**Exercise description**
Skip all pictures, then copy the lines from the start of the data through the line with "const iRef1 = [1, 1];", keeping both ends.

......

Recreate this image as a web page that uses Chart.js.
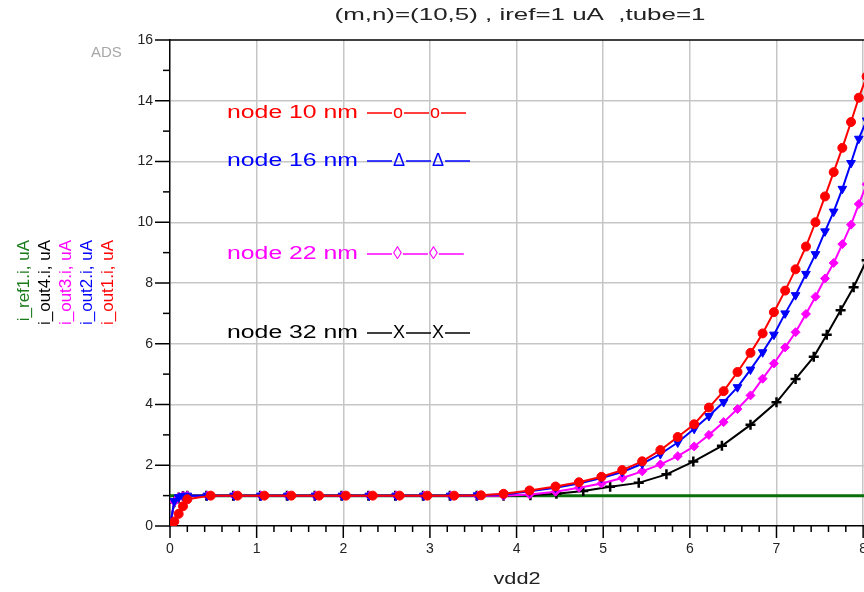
<!DOCTYPE html>
<html>
<head>
<meta charset="utf-8">
<script src="https://cdn.jsdelivr.net/npm/chart.js@4.4.1/dist/chart.umd.min.js"></script>
<style>
  body { margin: 0; background: #fff; }
  #caixa { width: 864px; height: 592px; position: relative; }
</style>
</head>
<body>
<div id="caixa"><canvas id="grafico"></canvas></div>
<script>
const vdd2 = [0, 0.05, 0.1, 0.15, 0.2, 0.43, 0.74, 1.05, 1.36, 1.68, 1.99, 2.3, 2.61, 2.93, 3.24, 3.55,
	3.85, 4.15, 4.45, 4.72, 4.98, 5.22, 5.45, 5.66, 5.86, 6.05, 6.22, 6.39, 6.55, 6.7,
	6.84, 6.97, 7.1, 7.22, 7.34, 7.45, 7.56, 7.66, 7.76, 7.86, 7.95, 8.04];

const vdd2Out1 = [0, 0.05, 0.1, 0.15, 0.2, 0.47, 0.78, 1.09, 1.4, 1.72, 2.03, 2.34, 2.65, 2.97, 3.28, 3.59,
	3.85, 4.15, 4.45, 4.72, 4.98, 5.22, 5.45, 5.66, 5.86, 6.05, 6.22, 6.39, 6.55, 6.7,
	6.84, 6.97, 7.1, 7.22, 7.34, 7.45, 7.56, 7.66, 7.76, 7.86, 7.95, 8.04];

const vdd2Out4 = [0, 0.05, 0.1, 0.15, 0.2, 0.42, 0.73, 1.04, 1.35, 1.67, 1.98, 2.29, 2.6, 2.92, 3.23, 3.54,
	3.85, 4.16, 4.46, 4.77, 5.08, 5.41, 5.73, 6.04, 6.37, 6.7, 7.0, 7.22, 7.43, 7.58,
	7.74, 7.89, 8.04];

const iOut1 = [0, 0.15, 0.4, 0.65, 0.88, 1, 1, 1, 1, 1, 1, 1, 1, 1, 1, 1.01,
	1.06, 1.17, 1.3, 1.44, 1.62, 1.84, 2.13, 2.5, 2.93, 3.35, 3.9, 4.44, 5.07, 5.7,
	6.34, 7.04, 7.75, 8.45, 9.2, 10.0, 10.85, 11.65, 12.45, 13.3, 14.1, 14.8];

const iOut2 = [0, 0.82, 0.95, 0.99, 1, 1, 1, 1, 1, 1, 1, 1, 1, 1, 1, 1.01,
	1.04, 1.14, 1.26, 1.4, 1.58, 1.78, 2.05, 2.37, 2.75, 3.2, 3.62, 4.08, 4.57, 5.15,
	5.72, 6.3, 7.0, 7.6, 8.3, 8.95, 9.7, 10.35, 11.1, 11.95, 12.75, 13.35];

const iOut3 = [0, 0.8, 0.95, 0.99, 1, 1, 1, 1, 1, 1, 1, 1, 1, 1, 1, 1,
	1.0, 1.04, 1.13, 1.26, 1.4, 1.58, 1.8, 2.03, 2.3, 2.62, 3.0, 3.42, 3.85, 4.3,
	4.85, 5.35, 5.88, 6.38, 6.98, 7.55, 8.15, 8.66, 9.28, 9.92, 10.6, 11.25];

const iOut4 = [0, 0.78, 0.94, 0.99, 1, 1, 1, 1, 1, 1, 1, 1, 1, 1, 1, 1,
	1.0, 1.01, 1.06, 1.15, 1.29, 1.42, 1.7, 2.12, 2.64, 3.33, 4.07, 4.84, 5.57, 6.3,
	7.1, 7.86, 8.75];

const refX = [0, 8.04];
const iRef1 = [1, 1];

const nomesEixoY = ['i_ref1.i, uA', 'i_out4.i, uA', 'i_out3.i, uA', 'i_out2.i, uA', 'i_out1.i, uA'];
const coresEixoY = ['#1a7a1a', '#000000', '#ff00ff', '#0000ff', '#ff0000'];

const legendaNomes = ['node 10 nm', 'node 16 nm', 'node 22 nm', 'node 32 nm'];
const legendaSimbolos = ['o', 'Δ', '◊', 'X'];
const legendaCores = ['#ff0000', '#0000ff', '#ff00ff', '#000000'];

const titulo = '(m,n)=(10,5) , iref=1 uA  ,tube=1';
const tituloX = 'vdd2';

function pontos(xs, ys) {
	return xs.map((x, i) => ({ x: x, y: ys[i] }));
}

const FONTE = '"Liberation Sans", Arial, sans-serif';

// texto esticado na horizontal ate a largura pedida (o ADS desenha as letras largas)
function textoLargo(ctx, txt, x, y, largura, alinhar) {
	const w = ctx.measureText(txt).width;
	const f = largura / w;
	let x0 = x;
	if (alinhar === 'center') x0 = x - largura / 2;
	ctx.save();
	ctx.translate(x0, y);
	ctx.scale(f, 1);
	ctx.textAlign = 'left';
	ctx.fillText(txt, 0, 0);
	ctx.restore();
}

const desenhosExtras = {
	id: 'desenhosExtras',
	beforeDatasetsDraw(chart) {
		const ctx = chart.ctx;
		const a = chart.chartArea;
		const sx = chart.scales.x;
		const sy = chart.scales.y;
		ctx.save();
		ctx.strokeStyle = '#000';
		ctx.lineWidth = 1.5;
		ctx.beginPath();
		ctx.moveTo(a.left, sy.getPixelForValue(16));
		ctx.lineTo(a.right, sy.getPixelForValue(16));
		ctx.stroke();
		for (let v = 0; v <= 16; v++) {
			const y = sy.getPixelForValue(v);
			const len = v % 2 === 0 ? 15 : 7;
			ctx.beginPath();
			ctx.moveTo(a.left - len, y);
			ctx.lineTo(a.left, y);
			ctx.stroke();
		}
		for (let k = 0; k <= 40; k++) {
			const x = sx.getPixelForValue(k * 0.2);
			const len = k % 5 === 0 ? 12 : 6;
			ctx.beginPath();
			ctx.moveTo(x, a.bottom);
			ctx.lineTo(x, a.bottom + len);
			ctx.stroke();
		}
		ctx.restore();
	},
	afterDraw(chart) {
		const ctx = chart.ctx;
		ctx.save();
		ctx.textBaseline = 'middle';

		ctx.fillStyle = '#222';
		ctx.font = '17px ' + FONTE;
		textoLargo(ctx, titulo, 520, 15, 371, 'center');
		ctx.font = '16px ' + FONTE;
		textoLargo(ctx, tituloX, 517, 580, 47, 'center');

		ctx.fillStyle = '#a8a8a8';
		ctx.font = '15px ' + FONTE;
		ctx.textAlign = 'left';
		ctx.fillText('ADS', 91, 53);

		ctx.font = '17px ' + FONTE;
		nomesEixoY.forEach((nome, i) => {
			ctx.save();
			ctx.translate(24 + i * 21, 240);
			ctx.rotate(-Math.PI / 2);
			ctx.textAlign = 'right';
			ctx.fillStyle = coresEixoY[i];
			ctx.fillText(nome, 0, 0);
			ctx.restore();
		});

		const linhasY = [113, 161, 254, 333];
		ctx.font = '18px ' + FONTE;
		legendaNomes.forEach((nome, i) => {
			const y = linhasY[i];
			ctx.fillStyle = legendaCores[i];
			ctx.strokeStyle = legendaCores[i];
			ctx.lineWidth = 1.5;
			textoLargo(ctx, nome, 227, y, 131, 'left');
			let x = 367;
			for (let k = 0; k < 3; k++) {
				ctx.beginPath();
				ctx.moveTo(x, y);
				ctx.lineTo(x + 25, y);
				ctx.stroke();
				x += 25;
				if (k < 2) {
					const simb = legendaSimbolos[i];
					const w = ctx.measureText(simb).width;
					ctx.textAlign = 'left';
					ctx.fillText(simb, x + 1, y);
					x += w + 2;
				}
			}
		});
		ctx.restore();
	}
};

const ctx = document.getElementById('grafico').getContext('2d');
const grafico = new Chart(ctx, {
	type: 'line',
	data: {
		datasets: [
			{
				label: 'i_out1.i',
				data: pontos(vdd2Out1, iOut1),
				borderColor: '#ff0000',
				backgroundColor: '#ff0000',
				borderWidth: 2,
				pointStyle: 'circle',
				pointRadius: 4.5,
				pointBorderWidth: 1,
				tension: 0,
				order: 1
			},
			{
				label: 'i_out2.i',
				data: pontos(vdd2, iOut2),
				borderColor: '#0000ff',
				backgroundColor: '#0000ff',
				borderWidth: 2,
				pointStyle: 'triangle',
				pointRotation: 180,
				pointRadius: 5,
				pointBorderWidth: 1,
				tension: 0,
				order: 2
			},
			{
				label: 'i_out3.i',
				data: pontos(vdd2, iOut3),
				borderColor: '#ff00ff',
				backgroundColor: '#ff00ff',
				borderWidth: 2,
				pointStyle: 'rectRot',
				pointRadius: 4.5,
				pointBorderWidth: 1,
				tension: 0,
				order: 3
			},
			{
				label: 'i_out4.i',
				data: pontos(vdd2Out4, iOut4),
				borderColor: '#000000',
				backgroundColor: '#000000',
				borderWidth: 2,
				pointStyle: 'cross',
				pointRadius: 5,
				pointBorderWidth: 2.5,
				tension: 0,
				order: 4
			},
			{
				label: 'i_ref1.i',
				data: pontos(refX, iRef1),
				borderColor: '#0a6e0a',
				borderWidth: 3,
				pointRadius: 0,
				tension: 0,
				order: 5
			}
		]
	},
	options: {
		responsive: true,
		maintainAspectRatio: false,
		animation: false,
		layout: { autoPadding: false, padding: { top: 40, left: 0, right: 0, bottom: 0 } },
		plugins: {
			legend: { display: false },
			tooltip: { enabled: false }
		},
		scales: {
			x: {
				type: 'linear',
				min: 0,
				max: 8.01,
				afterBuildTicks: (s) => {
					const marcas = [];
					for (let k = 0; k <= 40; k++) marcas.push({ value: Math.round(k * 2) / 10 });
					s.ticks = marcas;
				},
				afterFit: (s) => { s.height = 66; s.paddingLeft = 0; s.paddingRight = 0; },
				border: { display: true, color: '#000', width: 1.5 },
				grid: {
					drawTicks: false,
					lineWidth: 1.5,
					color: (c) => (c.tick && Math.abs(c.tick.value - Math.round(c.tick.value)) < 1e-6 && c.tick.value > 0) ? '#c6c6c6' : 'transparent'
				},
				ticks: {
					autoSkip: false,
					maxRotation: 0,
					padding: 15,
					color: '#222',
					font: { size: 14, family: FONTE },
					callback: (v) => Math.abs(v - Math.round(v)) < 1e-6 ? String(Math.round(v)) : ''
				}
			},
			y: {
				min: 0,
				max: 16,
				afterFit: (s) => { s.width = 170; s.paddingTop = 0; s.paddingBottom = 0; },
				border: { display: true, color: '#000', width: 1.5 },
				grid: {
					drawTicks: false,
					lineWidth: 1.5,
					color: (c) => (c.tick && c.tick.value % 2 === 0 && c.tick.value > 0 && c.tick.value < 16) ? '#c6c6c6' : 'transparent'
				},
				ticks: {
					stepSize: 1,
					autoSkip: false,
					padding: 17,
					color: '#222',
					font: { size: 14, family: FONTE },
					callback: (v) => v % 2 === 0 ? String(v) : ''
				}
			}
		}
	},
	plugins: [desenhosExtras]
});
</script>
</body>
</html>
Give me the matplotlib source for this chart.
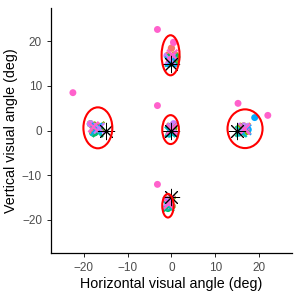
import numpy as np
import matplotlib
matplotlib.use("Agg")
from matplotlib import pyplot as plt
from matplotlib.patches import Ellipse

plt.rcParams['font.family'] = ['Liberation Sans', 'DejaVu Sans']

# subject colours (ggplot hue palette)
subj_colors = ["#F8766D", "#CD9600", "#7CAE00", "#00BE67",
               "#00BFC4", "#00A9FF", "#C77CFF", "#FF61CC"]

# target positions (deg)
target_x = [-15, 0, 0, 0, 15]
target_y = [0, 15, 0, -15, 0]

# per-subject gaze points at each target (rows: targets, cols: subjects)
gaze_x = [[-18.0, -17.0, -18.5, -17.5, -18.0, -17.5, -18.5, -17.0],
          [0.0, 0.8, 1.0, 1.2, -0.5, 0.0, -1.0, 0.5],
          [0.3, 0.0, 0.5, -0.3, -0.5, 0.0, 0.5, -0.2],
          [-0.5, -0.8, -0.5, -0.8, -1.0, -0.5, -1.0, -0.8],
          [17.0, 16.5, 16.0, 15.5, 15.5, 17.5, 16.5, 17.0]]
gaze_y = [[1.0, 0.0, 1.5, -0.5, -0.5, 0.5, 1.5, 0.5],
          [18.5, 17.0, 16.0, 16.5, 15.0, 15.2, 16.8, 19.8],
          [0.0, 1.0, 0.5, -0.5, -0.8, 0.0, 1.5, 0.3],
          [-16.5, -15.5, -16.0, -17.5, -17.2, -16.2, -15.5, -16.8],
          [0.5, 1.0, 0.0, -0.5, -0.5, 0.2, 1.0, 0.3]]

# per-subject mean markers (x) at each target
mean_x = [[-17.5, -17.0, -16.5, -16.8, -17.2, -17.0, -16.5, -17.8],
          [0.0, 0.5, 0.5, 0.3, -0.3, 0.0, -0.3, 0.2],
          [0.0, 0.2, 0.3, -0.2, -0.3, 0.0, 0.3, 0.0],
          [-0.5, -0.3, -0.3, -0.6, -0.8, -0.5, -0.5, -0.6],
          [16.5, 16.8, 16.2, 15.8, 16.0, 17.0, 16.5, 16.8]]
mean_y = [[0.5, 0.0, 0.8, -0.3, 0.0, 0.5, 0.5, 0.8],
          [16.5, 16.0, 15.5, 16.0, 15.5, 15.5, 16.0, 17.0],
          [0.2, 0.5, 0.3, -0.2, -0.3, 0.0, 0.5, 0.2],
          [-16.5, -15.8, -16.2, -17.0, -16.8, -16.0, -15.8, -16.5],
          [0.3, 0.5, 0.2, -0.2, -0.3, 0.2, 0.5, 0.3]]

# outlying gaze points (subject index, x, y)
out_subj = [7, 7, 7, 7, 7, 7, 5]
out_x = [-22.5, -3.2, -3.2, -3.2, 15.2, 22.0, 19.0]
out_y = [8.5, 22.7, 5.6, -12.1, 6.1, 3.4, 2.9]

# 95% ellipses: centre, width, height
ell_x = [-16.8, -0.2, -0.2, -0.8, 16.8]
ell_y = [0.6, 16.9, 0.2, -16.9, 0.4]
ell_w = [6.6, 4.1, 3.8, 2.6, 8.0]
ell_h = [9.2, 9.0, 6.5, 5.3, 8.7]

fig = plt.figure(figsize=(3, 3), dpi=100)
ax = fig.add_axes([0.17, 0.157, 0.803, 0.816])

for t in range(len(target_x)):
    ax.scatter(gaze_x[t], gaze_y[t], c=subj_colors, s=28, edgecolors='none', zorder=2)
for t in range(len(target_x)):
    ax.scatter(mean_x[t], mean_y[t], c=subj_colors, marker='x', s=55,
               linewidths=1.6, zorder=3)
ax.scatter(out_x, out_y, c=[subj_colors[i] for i in out_subj], s=25,
           edgecolors='none', zorder=2)

ax.scatter(target_x, target_y, c='black', marker=(8, 2, 0), s=140,
           linewidths=0.7, zorder=4)

for cx, cy, w, h in zip(ell_x, ell_y, ell_w, ell_h):
    ax.add_patch(Ellipse((cx, cy), w, h, fill=False, edgecolor='red', lw=1.5, zorder=5))

ax.set_xlim(-27.5, 27.5)
ax.set_ylim(-27.5, 27.5)
ax.set_xticks([-20, -10, 0, 10, 20])
ax.set_yticks([-20, -10, 0, 10, 20])
ax.tick_params(labelsize=8.5, labelcolor='#4D4D4D', length=3, width=0.6)
for s in ['top', 'right']:
    ax.spines[s].set_visible(False)
for s in ['left', 'bottom']:
    ax.spines[s].set_linewidth(0.9)
ax.set_xlabel("Horizontal visual angle (deg)", fontsize=10.3, labelpad=2)
ax.set_ylabel("Vertical visual angle (deg)", fontsize=10.3, labelpad=3)

fig.savefig("out.png", dpi=100)
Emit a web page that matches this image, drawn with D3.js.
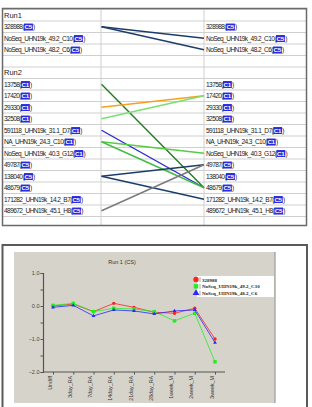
<!DOCTYPE html>
<html>
<head>
<meta charset="utf-8">
<script src="https://cdn.jsdelivr.net/npm/d3@7"></script>
<style>
body { margin: 0; background: #fff; }
svg { display: block; font-family: "Liberation Sans", Arial, sans-serif; }
</style>
</head>
<body>
<div id="chart"></div>
<script>
// table rows (left and right columns share the same labels)
const rowNames = ["Run1", "328988", "NoSeq_UHN19k_49.2_C10", "NoSeq_UHN19k_48.2_C6", "",
    "Run2", "13758", "17420", "29330", "32508", "591118_UHN19k_31.1_D7", "NA_UHN19k_24.3_C10",
    "NoSeq_UHN19k_40.3_G12", "49787", "138040", "48679", "171282_UHN19k_14.2_B7", "489672_UHN19k_45.1_H8"];
const rowTags = ["", "C5", "C5", "C5", "", "", "C1", "C1", "C1", "C1", "C1", "C1", "C1",
    "C5", "C5", "C5", "C5", "C5"];

// links: left row -> right row
const linkFrom = [1, 1, 6, 8, 9, 10, 11, 11, 14, 14, 17];
const linkTo = [2, 3, 15, 7, 7, 15, 12, 15, 13, 16, 13];
const linkColor = ["#1c3d6b", "#1c3d6b", "#237a23", "#f5a020", "#77e070", "#2a2ad0",
    "#55cc44", "#44bb44", "#1c3d6b", "#1c3d6b", "#7a7a7a"];

// line chart
const categories = ["Undiff", "3day_RA", "7day_RA", "14day_RA", "21day_RA", "28day_RA",
    "1week_M", "2week_M", "3week_M"];
const seriesNames = ["328988", "NoSeq_UHN19k_49.2_C10", "NoSeq_UHN19k_48.2_C6"];
const red = [0.0, 0.06, -0.17, 0.08, -0.04, -0.19, -0.22, -0.07, -1.0];
const green = [0.02, 0.08, -0.17, -0.07, -0.09, -0.17, -0.45, -0.22, -1.69];
const blue = [-0.04, 0.02, -0.3, -0.12, -0.15, -0.24, -0.15, -0.12, -1.11];
const yTicks = [1, 0, -1, -2];

const W = 312, H = 407;
const svg = d3.select("#chart").append("svg")
    .attr("width", W)
    .attr("height", H);

// ---------- top table ----------
let tableTop = 9.5, rowH = 11.5;
let colL = 2.5, colM1 = 101, colM2 = 204, colR = 306.5;

let yRow = d3.scaleBand()
    .domain(d3.range(rowNames.length))
    .range([tableTop, tableTop + rowH * rowNames.length]);

let tableBottom = 225.5;

let tg = svg.append("g");

tg.selectAll("line.row")
    .data(d3.range(rowNames.length + 1))
    .enter()
    .append("line")
    .attr("x1", colL).attr("x2", colR)
    .attr("y1", d => d < rowNames.length ? yRow(d) : yRow(d - 1) + rowH)
    .attr("y2", d => d < rowNames.length ? yRow(d) : yRow(d - 1) + rowH)
    .attr("stroke", "#cfcfcf")
    .attr("stroke-width", 1);

[colM1, colM2].forEach(x => {
    tg.append("line")
        .attr("x1", x).attr("x2", x)
        .attr("y1", tableTop).attr("y2", tableBottom)
        .attr("stroke", "#cfcfcf");
});

tg.append("rect")
    .attr("x", colL).attr("y", tableTop - 1)
    .attr("width", colR - colL).attr("height", tableBottom - tableTop + 1)
    .attr("fill", "none")
    .attr("stroke", "#6a6a6a")
    .attr("stroke-width", 1.5);

function addLabel(x, i) {
    let cy = yRow(i) + rowH / 2 + 2.4;
    let name = rowNames[i];
    let tag = rowTags[i];
    if (!name) return;
    let isHead = tag === "";
    let t = tg.append("text")
        .attr("x", x).attr("y", cy)
        .attr("font-size", isHead ? "7.5px" : "6.6px")
        .attr("letter-spacing", isHead ? "0" : "-0.6px")
        .attr("fill", "#1a1a1a")
        .text(isHead ? name : name + "(");
    if (isHead) return;
    let w = t.node().getComputedTextLength();
    let bx = x + w;
    let tag_t = tg.append("text")
        .attr("x", bx + 0.6).attr("y", cy)
        .attr("font-size", "6.2px")
        .attr("font-weight", "bold")
        .attr("letter-spacing", "-0.3px")
        .attr("fill", "#fff")
        .text(tag);
    let tw = tag_t.node().getComputedTextLength();
    tg.insert("rect", function () { return tag_t.node(); })
        .attr("x", bx).attr("y", cy - 5.6)
        .attr("width", tw + 1.6).attr("height", 7)
        .attr("fill", "#2a2ae0");
    tg.append("text")
        .attr("x", bx + tw + 1.8).attr("y", cy)
        .attr("font-size", "6.6px")
        .attr("fill", "#1a1a1a")
        .text(")");
}

rowNames.forEach((d, i) => {
    addLabel(4, i);
    if (rowTags[i] !== "") addLabel(206, i);
});

tg.selectAll("line.link")
    .data(linkFrom)
    .enter()
    .append("line")
    .attr("x1", colM1 + 0.5)
    .attr("y1", (d, i) => yRow(d) + rowH / 2)
    .attr("x2", colM2)
    .attr("y2", (d, i) => yRow(linkTo[i]) + rowH / 2)
    .attr("stroke", (d, i) => linkColor[i])
    .attr("stroke-width", 1.4);

// ---------- bottom chart ----------
let bg = svg.append("g");

bg.append("rect")
    .attr("x", 2.5).attr("y", 245)
    .attr("width", 304.5).attr("height", 170)
    .attr("fill", "#fff")
    .attr("stroke", "#5a5a5a")
    .attr("stroke-width", 2);

bg.append("rect")
    .attr("x", 14).attr("y", 252)
    .attr("width", 261).attr("height", 151)
    .attr("fill", "#d6d3cb");

bg.append("line")
    .attr("x1", 275).attr("x2", 275)
    .attr("y1", 252).attr("y2", 403)
    .attr("stroke", "#9a9a9a")
    .attr("stroke-width", 1.2);

bg.append("text")
    .attr("x", 122).attr("y", 264)
    .attr("text-anchor", "middle")
    .attr("font-size", "5.5px")
    .attr("fill", "#333")
    .text("Run 1 (CS)");

let yScale = d3.scaleLinear()
    .domain([-2, 1])
    .range([372, 273]);

let xScale = d3.scalePoint()
    .domain(categories)
    .range([53, 215]);

let yaxis = bg.append("g")
    .attr("transform", "translate(43,0)")
    .call(d3.axisLeft(yScale).tickValues(d3.range(-2, 1.01, 0.5)).tickSize(2.5)
        .tickFormat(d => yTicks.includes(d) ? d3.format(".1f")(d) : ""));

yaxis.select(".domain").attr("stroke", "#555").attr("stroke-width", 1.2);
yaxis.selectAll(".tick line").attr("stroke", "#555");
yaxis.selectAll(".tick text")
    .attr("font-size", "5.5px")
    .attr("fill", "#444")
    .attr("x", -3.5);

let xaxis = bg.append("g")
    .attr("transform", "translate(0,372)")
    .call(d3.axisBottom(xScale).tickSize(2.5));

xaxis.select(".domain")
    .attr("d", "M43,0H225")
    .attr("stroke", "#555").attr("stroke-width", 1.2);
xaxis.selectAll(".tick line").attr("stroke", "#555");
xaxis.selectAll(".tick text")
    .attr("font-size", "5.3px")
    .attr("fill", "#333")
    .attr("transform", "rotate(-90)")
    .attr("text-anchor", "end")
    .attr("x", -4)
    .attr("y", -2)
    .attr("dy", "0");

let series = [
    {name: seriesNames[0], values: red, color: "#ff2020", sym: d3.symbolCircle, size: 9},
    {name: seriesNames[1], values: green, color: "#22ee22", sym: d3.symbolSquare, size: 12},
    {name: seriesNames[2], values: blue, color: "#2828ff", sym: d3.symbolTriangle, size: 6}
];

let line = d3.line()
    .x((d, i) => xScale(categories[i]))
    .y(d => yScale(d));

series.forEach(s => {
    bg.append("path")
        .attr("d", line(s.values))
        .attr("fill", "none")
        .attr("stroke", s.color)
        .attr("stroke-width", 0.8);
    bg.selectAll(null)
        .data(s.values)
        .enter()
        .append("path")
        .attr("d", d3.symbol().type(s.sym).size(s.size))
        .attr("transform", (d, i) => "translate(" + xScale(categories[i]) + "," + yScale(d) + ")")
        .attr("fill", s.color);
});

// legend
let lg = bg.append("g").attr("transform", "translate(197,276)");
lg.append("rect")
    .attr("x", 0).attr("y", 0)
    .attr("width", 77).attr("height", 21)
    .attr("fill", "#fff");

series.forEach((s, i) => {
    lg.append("path")
        .attr("d", d3.symbol().type(s.sym).size(i === 0 ? 22 : 20))
        .attr("transform", "translate(-1," + (3.5 + i * 6.8) + ")")
        .attr("fill", s.color);
    lg.append("line")
        .attr("x1", 3).attr("x2", 3)
        .attr("y1", 1 + i * 6.8).attr("y2", 6 + i * 6.8)
        .attr("stroke", "#555")
        .attr("stroke-width", 0.5);
    lg.append("text")
        .attr("x", 5).attr("y", 5.5 + i * 6.8)
        .attr("font-family", "'Liberation Serif', serif")
        .attr("font-size", "5px")
        .attr("font-weight", "bold")
        .attr("fill", "#222")
        .text(s.name);
});
</script>
</body>
</html>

......

**Output for this task**
Recreate this image as a web page that uses Chart.js.
<!DOCTYPE html>
<html>
<head>
<meta charset="utf-8">
<script src="https://cdn.jsdelivr.net/npm/chart.js@4.4.1/dist/chart.umd.min.js"></script>
<style>
  body { margin: 0; background: #fff; }
  #caixa { width: 864px; height: 592px; position: relative; }
</style>
</head>
<body>
<div id="caixa"><canvas id="grafico"></canvas></div>
<script>
const vdd2 = [0, 0.05, 0.1, 0.15, 0.2, 0.43, 0.74, 1.05, 1.36, 1.68, 1.99, 2.3, 2.61, 2.93, 3.24, 3.55,
	3.85, 4.15, 4.45, 4.72, 4.98, 5.22, 5.45, 5.66, 5.86, 6.05, 6.22, 6.39, 6.55, 6.7,
	6.84, 6.97, 7.1, 7.22, 7.34, 7.45, 7.56, 7.66, 7.76, 7.86, 7.95, 8.04];

const vdd2Out1 = [0, 0.05, 0.1, 0.15, 0.2, 0.47, 0.78, 1.09, 1.4, 1.72, 2.03, 2.34, 2.65, 2.97, 3.28, 3.59,
	3.85, 4.15, 4.45, 4.72, 4.98, 5.22, 5.45, 5.66, 5.86, 6.05, 6.22, 6.39, 6.55, 6.7,
	6.84, 6.97, 7.1, 7.22, 7.34, 7.45, 7.56, 7.66, 7.76, 7.86, 7.95, 8.04];

const vdd2Out4 = [0, 0.05, 0.1, 0.15, 0.2, 0.42, 0.73, 1.04, 1.35, 1.67, 1.98, 2.29, 2.6, 2.92, 3.23, 3.54,
	3.85, 4.16, 4.46, 4.77, 5.08, 5.41, 5.73, 6.04, 6.37, 6.7, 7.0, 7.22, 7.43, 7.58,
	7.74, 7.89, 8.04];

const iOut1 = [0, 0.15, 0.4, 0.65, 0.88, 1, 1, 1, 1, 1, 1, 1, 1, 1, 1, 1.01,
	1.06, 1.17, 1.3, 1.44, 1.62, 1.84, 2.13, 2.5, 2.93, 3.35, 3.9, 4.44, 5.07, 5.7,
	6.34, 7.04, 7.75, 8.45, 9.2, 10.0, 10.85, 11.65, 12.45, 13.3, 14.1, 14.8];

const iOut2 = [0, 0.82, 0.95, 0.99, 1, 1, 1, 1, 1, 1, 1, 1, 1, 1, 1, 1.01,
	1.04, 1.14, 1.26, 1.4, 1.58, 1.78, 2.05, 2.37, 2.75, 3.2, 3.62, 4.08, 4.57, 5.15,
	5.72, 6.3, 7.0, 7.6, 8.3, 8.95, 9.7, 10.35, 11.1, 11.95, 12.75, 13.35];

const iOut3 = [0, 0.8, 0.95, 0.99, 1, 1, 1, 1, 1, 1, 1, 1, 1, 1, 1, 1,
	1.0, 1.04, 1.13, 1.26, 1.4, 1.58, 1.8, 2.03, 2.3, 2.62, 3.0, 3.42, 3.85, 4.3,
	4.85, 5.35, 5.88, 6.38, 6.98, 7.55, 8.15, 8.66, 9.28, 9.92, 10.6, 11.25];

const iOut4 = [0, 0.78, 0.94, 0.99, 1, 1, 1, 1, 1, 1, 1, 1, 1, 1, 1, 1,
	1.0, 1.01, 1.06, 1.15, 1.29, 1.42, 1.7, 2.12, 2.64, 3.33, 4.07, 4.84, 5.57, 6.3,
	7.1, 7.86, 8.75];

const refX = [0, 8.04];
const iRef1 = [1, 1];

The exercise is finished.